We had all been thinking, hoping, that there was nothing more to know about Monica Lewinsky but E! apparently has dug up some extra detail about the poor woman in Monica Lewinsky: The Untold Story (Pearl, 8.30pm). E! seems to think Ms Lewinsky (above) has remained 'an enigma' even to those right in the thick of the whole distasteful mess. An enigma to whom? Those who have been on Mars for the past 18 months? We do not need to see the Barbara Walters interview to know far more than we want to. For those with an insatiable appetite for that kind of information, she also went several rounds with Andrew Morton. His book Monica's Story has been riding the best-seller list for some weeks, although the word is that it has not been the publishers' wet dream as predicted.
In the New Yorker two weeks ago, a reporter investigated not what it feels to be an unintentional media star like Ms Lewinsky but what it is like to be depicted as the cause of Monicagate.
Matthew Spalding is currently training to be a teacher at the Harvard Graduate School of Education, but he used to be a classmate of Ms Lewinsky's, back in the days when she was too self-conscious to flash a thong at anyone.

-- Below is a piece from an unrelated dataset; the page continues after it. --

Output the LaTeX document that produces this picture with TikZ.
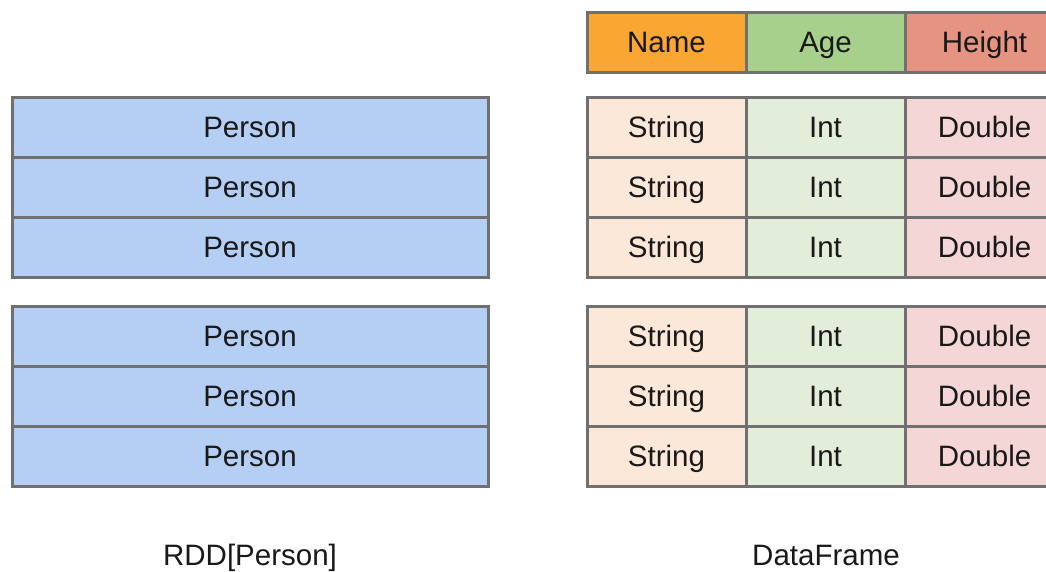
\documentclass[tikz,border=0pt]{standalone}
\usepackage{fontspec}
\setmainfont{Liberation Sans}
\definecolor{lineg}{HTML}{707070}
\definecolor{pblue}{HTML}{B4CFF3}
\definecolor{hname}{HTML}{F9A732}
\definecolor{hage}{HTML}{A8D08D}
\definecolor{hheight}{HTML}{E59482}
\definecolor{cstr}{HTML}{FCE8D8}
\definecolor{cint}{HTML}{E2EEDA}
\definecolor{cdbl}{HTML}{F5D6D6}
\tikzset{
  cell/.style={draw=lineg, line width=3pt, inner sep=0pt, outer sep=0pt,
    minimum height=60pt, text height=21pt, text depth=0pt,
    font=\fontsize{29.5}{31}\selectfont, text=black!90},
  pcell/.style={cell, fill=pblue, minimum width=476pt},
  dcell/.style={cell, minimum width=159pt},
  caption/.style={font=\fontsize{29.5}{31}\selectfont, text=black!90,
    text height=21pt, text depth=0pt}
}
\begin{document}
\begin{tikzpicture}[x=1pt,y=-1pt]
\clip (0,0) rectangle (1046,571);
\fill[white] (0,0) rectangle (1046,571);
% RDD
\foreach \y/\n in {127/1,187/2,247/3,336/4,396/5,456/6}{
  \node[pcell] (p\n) at (250,\y) {Person};
}
% header
\node[dcell, fill=hname] (hname) at (666.5,42) {Name};
\node[dcell, fill=hage] (hage) at (825.5,42) {Age};
\node[dcell, fill=hheight] (hheight) at (984.5,42) {Height};
% data
\foreach \y/\n in {127/1,187/2,247/3,336/4,396/5,456/6}{
  \node[dcell, fill=cstr] (s\n) at (666.5,\y) {String};
  \node[dcell, fill=cint] (i\n) at (825.5,\y) {Int};
  \node[dcell, fill=cdbl] (d\n) at (984.5,\y) {Double};
}
\node[caption] (rdd) at (250,555) {RDD[Person]};
\node[caption] (df) at (826,555) {DataFrame};
\end{tikzpicture}
\end{document}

Mr Spalding is now apparently a sensitive New Age kind of guy but at high school in Bel Air, he dubbed Ms Lewinsky with the nickname 'Big Mac'. Not a kind thing to do at the best of times, but made worse, according to the Morton book, by the fact that Ms Lewinsky secretly cherished a passion for Mr Spalding that was never reciprocated.
When the New Yorker got in touch, he hardly remembered her, and had no idea his tactless little joke had hurt Ms Lewinsky so deeply. Little did he know he was laying the psychological groundwork for a crisis that would nearly topple a president: 'My friends are saying this is the butterfly in Japan that caused the hurricane in Alaska.' To Die For (Pearl, 9.30pm) is also about the power of the media, more particularly about a strange young woman who is determined to get on television one way or another.
It would be unfair to say Ms Lewinsky actually craved the kind of media attention she is now getting. But lumping these two together one after another does give us pause for thought about TVB Pearl's programming department's angle on the crisis.